At a closed-door conference meeting this morning, Speaker John Boehner told House Republicans that GOP leaders and the White House remain poles apart as the debt-ceiling deadline looms. “It’s like we are leaders from two different planets who don’t understand each other,” he said, to chuckles.
Boehner, according to sources who were inside of the room, emphasized that moving forward, “We have to make tough decisions to save our country, so get ready to do it.” Others in the GOP leadership, such as House Majority Leader Eric Cantor, reiterated that message, telling members that as the debt-limit impasse continues, Republicans will hustle next week to pass “cut, cap, and balance,” a fiscal-reform package sponsored by the Republican Study Committee (RSC), a leading conservative caucus.
Under the “cut, cap, and balance” legislation, Congress would agree to increase the debt ceiling by $2.5 trillion (the amount requested by President Obama to get him through the 2012 election), but only if a balanced-budget amendment to the Constitution were approved by two-thirds majorities in both houses and sent to the states for ratification.

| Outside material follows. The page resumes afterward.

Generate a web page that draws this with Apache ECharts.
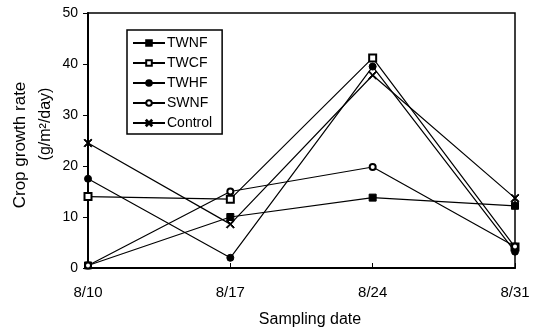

In addition, the plan calls for significant spending cuts to next year’s budget — more than $100 billion — and a firm cap on federal spending at 18.5 percent of GDP.
Cantor also told the conference about his exchange with President Obama on Wednesday, when the president became agitated about Cantor’s pushing for a short-term extension, one that would be laden with spending cuts. Cantor told Republicans that Obama’s entire approach was political, and that they should read little more into the heated press reports. He said that Obama’s position appears to be based upon his refusal to agree to anything that does not go through the end of next year’s presidential campaign.
In terms of floor strategy, House GOP leaders said the RSC plan will probably come first; then, pending passage, Republicans will move to consider a related balanced-budget amendment — one that they hope will attract Democrats, whose votes would be needed to pass the amendment should “cut, cap, and balance” find itself curbed in the Senate, where Democrats still hold control.
Speaking at a press conference after the meeting, Boehner announced as much, telling reporters that “time and again Republicans have offered serious proposals to cut spending and address these issues, and I think it’s time for the Democrats to get serious as well.” Looking ahead, he said that he does not want to “preclude any chance of coming to an agreement,” but with Democrats “unwilling to put a real plan on the table,” he was ready to take action unilaterally.
Leaving the meeting, House Republicans were mostly calm and supportive of their leadership, happily munching bagels and sipping coffee. The conference, many said, was in relatively good spirits, hopeful that Boehner and Cantor would be able to craft a favorable agreement. A senior House GOP aide tells us that the leaders went into the meeting with an open mind, looking both to recap the negotiations and to rally members to get informed and be enthusiastic for next week’s debate, when the clamor for a deal will reach a fever pitch in the mainstream press.
“There were more calls for unity, smiles, but there was not a push for everyone to start getting behind something, to get 218 votes together,” one Republican recounted to us as he strolled back to his office. “All of the whip stuff will happen later. This was about coming together, seeing where we are, and planning for next week. The leaders spoke; Jim Jordan [RSC chairman] spoke; it was pretty low-key.”
Still, a couple of members told us that some tension flared up at the beginning of the meeting when Jerome Powell, who was a Treasury Department official in the George H. W. Bush administration, made a presentation about the consequences of failing to extend the debt ceiling past August 2. “It is my responsibility, as conference chairman to arm them with the best facts,” said Rep. Jeb Hensarling (R., Texas) as he walked in.